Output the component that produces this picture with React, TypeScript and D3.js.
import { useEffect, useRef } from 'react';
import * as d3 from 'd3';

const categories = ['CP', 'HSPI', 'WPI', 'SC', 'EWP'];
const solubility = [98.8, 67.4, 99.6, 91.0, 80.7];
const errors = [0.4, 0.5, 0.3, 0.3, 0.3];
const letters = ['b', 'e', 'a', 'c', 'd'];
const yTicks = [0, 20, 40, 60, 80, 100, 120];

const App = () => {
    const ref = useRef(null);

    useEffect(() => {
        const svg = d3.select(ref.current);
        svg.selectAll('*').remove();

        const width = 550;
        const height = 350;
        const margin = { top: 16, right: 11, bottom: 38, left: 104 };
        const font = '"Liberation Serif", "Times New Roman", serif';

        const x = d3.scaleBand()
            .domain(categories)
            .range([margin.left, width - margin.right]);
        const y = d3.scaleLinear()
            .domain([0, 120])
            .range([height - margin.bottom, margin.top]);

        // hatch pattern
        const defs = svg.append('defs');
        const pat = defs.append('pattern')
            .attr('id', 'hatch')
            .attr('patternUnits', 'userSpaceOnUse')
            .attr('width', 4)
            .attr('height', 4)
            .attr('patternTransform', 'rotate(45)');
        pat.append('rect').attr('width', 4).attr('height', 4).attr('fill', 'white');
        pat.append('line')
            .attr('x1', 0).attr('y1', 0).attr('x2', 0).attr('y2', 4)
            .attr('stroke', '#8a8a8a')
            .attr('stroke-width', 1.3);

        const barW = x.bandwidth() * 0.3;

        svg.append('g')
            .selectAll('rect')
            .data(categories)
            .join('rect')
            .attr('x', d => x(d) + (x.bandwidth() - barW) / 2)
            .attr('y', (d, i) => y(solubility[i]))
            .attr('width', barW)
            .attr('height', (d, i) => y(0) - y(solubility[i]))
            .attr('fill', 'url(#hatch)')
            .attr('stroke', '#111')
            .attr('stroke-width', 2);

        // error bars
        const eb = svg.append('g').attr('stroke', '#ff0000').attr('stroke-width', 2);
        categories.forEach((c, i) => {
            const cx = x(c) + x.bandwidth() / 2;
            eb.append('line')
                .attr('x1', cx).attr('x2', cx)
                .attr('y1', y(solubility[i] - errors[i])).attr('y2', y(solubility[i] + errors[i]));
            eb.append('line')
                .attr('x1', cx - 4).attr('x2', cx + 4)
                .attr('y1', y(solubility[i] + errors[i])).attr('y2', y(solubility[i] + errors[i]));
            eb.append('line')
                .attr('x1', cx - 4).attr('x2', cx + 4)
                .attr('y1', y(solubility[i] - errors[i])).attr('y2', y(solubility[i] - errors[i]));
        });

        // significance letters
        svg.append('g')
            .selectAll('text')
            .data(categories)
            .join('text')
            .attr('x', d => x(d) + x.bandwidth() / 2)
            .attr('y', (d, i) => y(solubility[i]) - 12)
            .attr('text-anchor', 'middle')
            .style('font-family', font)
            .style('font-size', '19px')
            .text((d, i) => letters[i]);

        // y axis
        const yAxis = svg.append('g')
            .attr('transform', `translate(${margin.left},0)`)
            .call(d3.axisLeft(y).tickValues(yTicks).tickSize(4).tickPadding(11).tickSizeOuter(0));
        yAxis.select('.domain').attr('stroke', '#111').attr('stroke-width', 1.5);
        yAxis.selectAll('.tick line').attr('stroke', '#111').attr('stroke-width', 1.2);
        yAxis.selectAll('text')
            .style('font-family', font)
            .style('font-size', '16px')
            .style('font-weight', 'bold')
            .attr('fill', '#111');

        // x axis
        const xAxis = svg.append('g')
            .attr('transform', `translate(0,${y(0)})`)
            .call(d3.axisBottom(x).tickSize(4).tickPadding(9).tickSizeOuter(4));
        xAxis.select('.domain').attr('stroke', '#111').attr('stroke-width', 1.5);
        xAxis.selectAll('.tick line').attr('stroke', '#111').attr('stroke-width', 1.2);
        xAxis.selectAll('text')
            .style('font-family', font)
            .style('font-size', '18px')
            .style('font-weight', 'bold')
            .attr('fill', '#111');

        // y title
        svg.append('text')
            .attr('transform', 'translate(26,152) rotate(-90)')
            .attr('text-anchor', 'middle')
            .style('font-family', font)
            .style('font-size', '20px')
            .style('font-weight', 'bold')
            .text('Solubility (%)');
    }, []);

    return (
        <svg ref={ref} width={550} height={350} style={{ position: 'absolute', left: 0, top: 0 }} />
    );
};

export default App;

______

PROBLEM STATEMENT:
Include the first line, the line containing "const barW = x.bandwidth() * 0.3;", and every line between them, copied exactly from the material above; output no other line.

WRITTEN RESPONSE:
Output the component that produces this picture with React, TypeScript and D3.js.
import { useEffect, useRef } from 'react';
import * as d3 from 'd3';

const categories = ['CP', 'HSPI', 'WPI', 'SC', 'EWP'];
const solubility = [98.8, 67.4, 99.6, 91.0, 80.7];
const errors = [0.4, 0.5, 0.3, 0.3, 0.3];
const letters = ['b', 'e', 'a', 'c', 'd'];
const yTicks = [0, 20, 40, 60, 80, 100, 120];

const App = () => {
    const ref = useRef(null);

    useEffect(() => {
        const svg = d3.select(ref.current);
        svg.selectAll('*').remove();

        const width = 550;
        const height = 350;
        const margin = { top: 16, right: 11, bottom: 38, left: 104 };
        const font = '"Liberation Serif", "Times New Roman", serif';

        const x = d3.scaleBand()
            .domain(categories)
            .range([margin.left, width - margin.right]);
        const y = d3.scaleLinear()
            .domain([0, 120])
            .range([height - margin.bottom, margin.top]);

        // hatch pattern
        const defs = svg.append('defs');
        const pat = defs.append('pattern')
            .attr('id', 'hatch')
            .attr('patternUnits', 'userSpaceOnUse')
            .attr('width', 4)
            .attr('height', 4)
            .attr('patternTransform', 'rotate(45)');
        pat.append('rect').attr('width', 4).attr('height', 4).attr('fill', 'white');
        pat.append('line')
            .attr('x1', 0).attr('y1', 0).attr('x2', 0).attr('y2', 4)
            .attr('stroke', '#8a8a8a')
            .attr('stroke-width', 1.3);

        const barW = x.bandwidth() * 0.3;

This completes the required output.